If the Deferred Cash Consideration is paid following the Practical Completion Date of the Karish project, the Total Consideration will be US\$405 million. If the Company elects to pay the Deferred Cash Consideration earlier than 31 December 2021, the Total Consideration could be reduced by up to US\$25 million, to US\$380 million. These deferred payments are expected to be funded from optimisation of the Group's capital structure both pre and post-first gas from Karish and future cash flows (as applicable). The Directors anticipate refinancing the Senior Credit Facility, as defined and described in more detail at paragraph 9.1.1(c) in Part 5 (Additional Information) of this document, before the end of 2Q 2021. In the context of the refinancing of the Senior Credit Facility the Group is investigating all options, which include debt capital markets, reserve-based-lending and corporate debt facilities. The refinancing will be carried out in line with Energean's medium-term target of a net debt / EBITDAX ratio of below 2.0x. The extended maturity date of September 2022 of the Senior Credit Facility enables ample time for the Company to fully optimise the capital structure of Energean Israel (following completion of the Acquisition) both pre- and post-first gas from Karish through a proposed refinancing process.
The Acquisition is subject, inter alia, to:
The Acquisition is a "related party transaction" for the purposes of the Listing Rules because Kerogen is a substantial shareholder in Energean Israel, a subsidiary of the Company. The Acquisition is also a "class 1 transaction" for the purposes of the Listing Rules because of its size.

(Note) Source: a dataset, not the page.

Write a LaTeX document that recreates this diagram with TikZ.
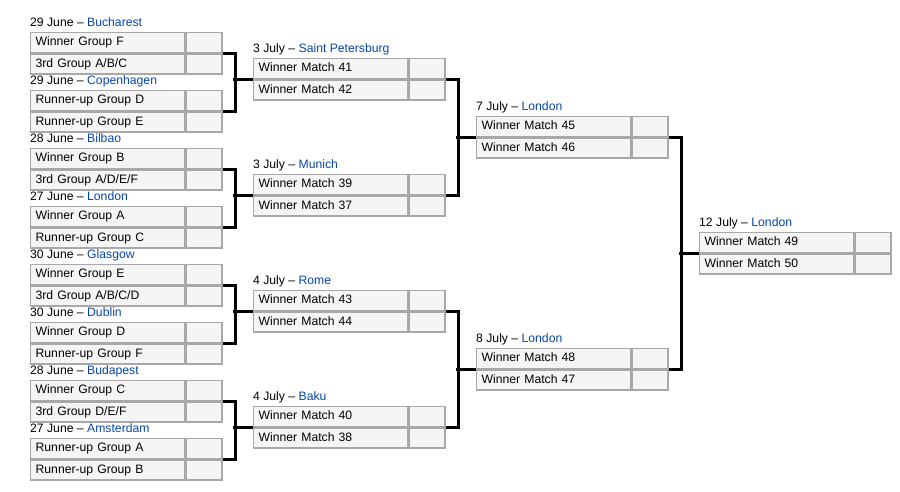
\documentclass[tikz,border=0pt]{standalone}
\usepackage{fontspec}
\setmainfont{Liberation Sans}
\definecolor{link}{HTML}{0645AD}
\definecolor{cellfill}{HTML}{F5F5F5}
\definecolor{cellline}{HTML}{A8A8A8}
\tikzset{
  cell/.style={draw=cellline, fill=cellfill, line width=1.3pt, minimum height=20pt,
    inner ysep=0pt, inner xsep=5pt, text height=9pt, text depth=2.5pt,
    anchor=north west, font=\fontsize{12.2}{14}\selectfont},
  team/.style={cell, text width=144pt, align=left},
  score/.style={cell, minimum width=36pt},
  lbl/.style={anchor=base west, inner sep=0pt, font=\fontsize{12.2}{14}\selectfont},
  conn/.style={line width=3pt, black}
}
\newcommand\bmatch[7]{%
  \node[team] (#1t1) at (#2,#3) {#6};
  \node[score] (#1s1) at (#1t1.north east) {};
  \node[team] (#1t2) at (#1t1.south west) {#7};
  \node[score] (#1s2) at (#1t2.north east) {};
  \node[lbl] (#1l) at (#2,#3-5.5) {#4 \textendash{} \textcolor{link}{#5}};
}
\begin{document}
\begin{tikzpicture}[x=1pt,y=-1pt]
\useasboundingbox (0,0) rectangle (900,492);
% Round of 16
\bmatch{ma}{30}{32}{29 June}{Bucharest}{Winner Group F}{3rd Group A/B/C}
\bmatch{mb}{30}{90}{29 June}{Copenhagen}{Runner-up Group D}{Runner-up Group E}
\bmatch{mc}{30}{148}{28 June}{Bilbao}{Winner Group B}{3rd Group A/D/E/F}
\bmatch{md}{30}{206}{27 June}{London}{Winner Group A}{Runner-up Group C}
\bmatch{me}{30}{264}{30 June}{Glasgow}{Winner Group E}{3rd Group A/B/C/D}
\bmatch{mf}{30}{322}{30 June}{Dublin}{Winner Group D}{Runner-up Group F}
\bmatch{mg}{30}{380}{28 June}{Budapest}{Winner Group C}{3rd Group D/E/F}
\bmatch{mh}{30}{438}{27 June}{Amsterdam}{Runner-up Group A}{Runner-up Group B}
% Quarter-finals
\bmatch{qa}{253}{58}{3 July}{Saint Petersburg}{Winner Match 41}{Winner Match 42}
\bmatch{qb}{253}{174}{3 July}{Munich}{Winner Match 39}{Winner Match 37}
\bmatch{qc}{253}{290}{4 July}{Rome}{Winner Match 43}{Winner Match 44}
\bmatch{qd}{253}{406}{4 July}{Baku}{Winner Match 40}{Winner Match 38}
% Semi-finals
\bmatch{sa}{476}{116}{7 July}{London}{Winner Match 45}{Winner Match 46}
\bmatch{sb}{476}{348}{8 July}{London}{Winner Match 48}{Winner Match 47}
% Final
\bmatch{fa}{699}{232}{12 July}{London}{Winner Match 49}{Winner Match 50}
% Connectors
\foreach \a/\b/\c in {ma/mb/qa, mc/md/qb, me/mf/qc, mg/mh/qd, qa/qb/sa, qc/qd/sb, sa/sb/fa}{
  \draw[conn] (\a s1.south east) -- ++(13,0) |- (\b s1.south east);
  \draw[conn] (\c t1.south west) -- ++(-20,0);
}
\end{tikzpicture}
\end{document}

As a result of the above factors, the Acquisition is conditional, inter alia, upon the approval of the Shareholders pursuant to the passing of (i) the ordinary resolution to approve the Acquisition as a Class 1 Transaction (for the purposes of Chapter 10 of the FCA's Listing Rules) and as a Related Party Transaction (for the purposes of Chapter 11 of the FCA's Listing Rules) (the "Ordinary Resolution") and (ii) the special resolution to approve the issuance of any Shares which may be issued pursuant to the Convertible Loan Notes other than in accordance with statutory pre-emption rights (the "Special Resolution", together with the Ordinary Resolution, the "Resolutions") contained in the notice of General Meeting set out at the end of this document.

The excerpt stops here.